Wednesday, May 25, 2011

Rationale Mind

I spent the better part of this morning and afternoon running around like a headless chicken. And this is extremely hilarious simply because before the "headless-ness" began, I was in the shower and wondering to myself the following:
  1. So I have had one good phone call and one not so good phone call this morning, the latter being of higher import.
  2. It was a good week past in the sense that despite all the unless work, I was able to schedule it all, focus and stay calm.
  3. So putting the two together - is the bad phone call God's way of "punishing" me for not keeping to my intent of attending Mass daily this week (which I have failed miserably all thanks to the folks operating the SMART tunnel)?
I learn from the Bible's Old Testament that God was not a very forgiving being - recall Sodom & Gomorrah - and so to come to point (3) above was not very difficult. YET, I also learn from the Bible that God is indeed a forgiving being.

I am not making excuses for my lack of extra effort - I could have left the office earlier on Monday and Tuesday to make sure I got to church on time. I did indeed wake up early on Tuesday morning intending to go for morning Mass but the thought of heading in and out twice in one morning was too much. And yes, I overslept this morning and completely missed this morning's opportunity. So yes, I admit - I am at fault here.

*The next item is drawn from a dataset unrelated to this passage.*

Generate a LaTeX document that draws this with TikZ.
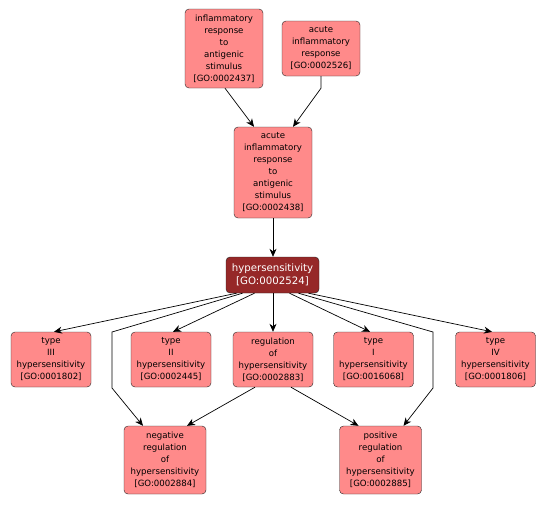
\documentclass[tikz,border=0pt]{standalone}
\usepackage{fontspec}
\setmainfont{DejaVu Sans}
\usetikzlibrary{arrows.meta}
\definecolor{gofill}{RGB}{255,138,138}
\definecolor{hfill}{RGB}{150,40,40}
\tikzset{
  goterm/.style={draw=black!85, fill=gofill, rounded corners=4pt, align=center,
    font=\fontsize{8.6}{12}\selectfont, inner sep=1pt, minimum width=80pt},
  hterm/.style={draw=black!85, fill=hfill, rounded corners=4pt, align=center,
    text=white, font=\fontsize{10.2}{12.5}\selectfont, inner sep=1pt,
    minimum width=93pt, minimum height=36pt},
  conn/.style={draw=black, line width=0.7pt, -{Stealth[length=8pt,width=7pt,inset=2.5pt]}}
}
\begin{document}
\begin{tikzpicture}[x=1pt,y=-1pt]
\useasboundingbox (0,0) rectangle (548,504);
\node[goterm, minimum height=79pt, minimum width=78pt] (A) at (224,48.5) {inflammatory\\response\\to\\antigenic\\stimulus\\{[}GO:0002437{]}};
\node[goterm, minimum height=55pt, minimum width=78pt] (B) at (321,48.5) {acute\\inflammatory\\response\\{[}GO:0002526{]}};
\node[goterm, minimum height=91pt, minimum width=78pt] (C) at (273,172.5) {acute\\inflammatory\\response\\to\\antigenic\\stimulus\\{[}GO:0002438{]}};
\node[hterm] (H) at (272.5,275) {hypersensitivity\\{[}GO:0002524{]}};
\node[goterm, minimum height=55pt] (T3) at (51,359.5) {type\\III\\hypersensitivity\\{[}GO:0001802{]}};
\node[goterm, minimum height=55pt] (T2) at (171,359.5) {type\\II\\hypersensitivity\\{[}GO:0002445{]}};
\node[goterm, minimum height=55pt] (R) at (273,359.5) {regulation\\of\\hypersensitivity\\{[}GO:0002883{]}};
\node[goterm, minimum height=55pt] (T1) at (373.5,359.5) {type\\I\\hypersensitivity\\{[}GO:0016068{]}};
\node[goterm, minimum height=55pt] (T4) at (495.5,359.5) {type\\IV\\hypersensitivity\\{[}GO:0001806{]}};
\node[goterm, minimum height=68pt, minimum width=82pt] (N) at (165,460) {negative\\regulation\\of\\hypersensitivity\\{[}GO:0002884{]}};
\node[goterm, minimum height=68pt, minimum width=82pt] (P) at (380.5,460) {positive\\regulation\\of\\hypersensitivity\\{[}GO:0002885{]}};
% connectors
\draw[conn] ([xshift=1pt]A.south) -- ([xshift=-19pt]C.north);
\draw[conn] (B.south) -- ++(0,12) -- ([xshift=20pt]C.north);
\draw[conn] (C.south) -- ([xshift=0.5pt]H.north);
\draw[conn] ([xshift=-36pt]H.south) -- ([xshift=3pt]T3.north);
\draw[conn] ([xshift=-30pt]H.south) -- (112,332) -- (112,388) -- ([xshift=-22pt]N.north);
\draw[conn] ([xshift=-18pt]H.south) -- ([xshift=2pt]T2.north);
\draw[conn] ([xshift=0.5pt]H.south) -- (R.north);
\draw[conn] ([xshift=17pt]H.south) -- ([xshift=-3.5pt]T1.north);
\draw[conn] ([xshift=26pt]H.south) -- (433,332) -- (433,388) -- ([xshift=23pt]P.north);
\draw[conn] ([xshift=36pt]H.south) -- ([xshift=-3.5pt]T4.north);
\draw[conn] ([xshift=-18pt]R.south) -- ([xshift=22pt]N.north);
\draw[conn] ([xshift=18pt]R.south) -- ([xshift=-22pt]P.north);
\end{tikzpicture}
\end{document}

Perhaps I am gripping at straws of self-consolation: all these that happened today, has nothing to do with what I have not done. At the end of the day, what HE is calling from me is total surrender (half-way there but not quite) and today is just another fine example of it.

My rationale mind can try to wear itself out (even more) by trying to piece together this puzzle called my life but at the end of the day, it will only do what I said: wear itself out.

Faith is a funny thing - there is no place for rationalism in it all!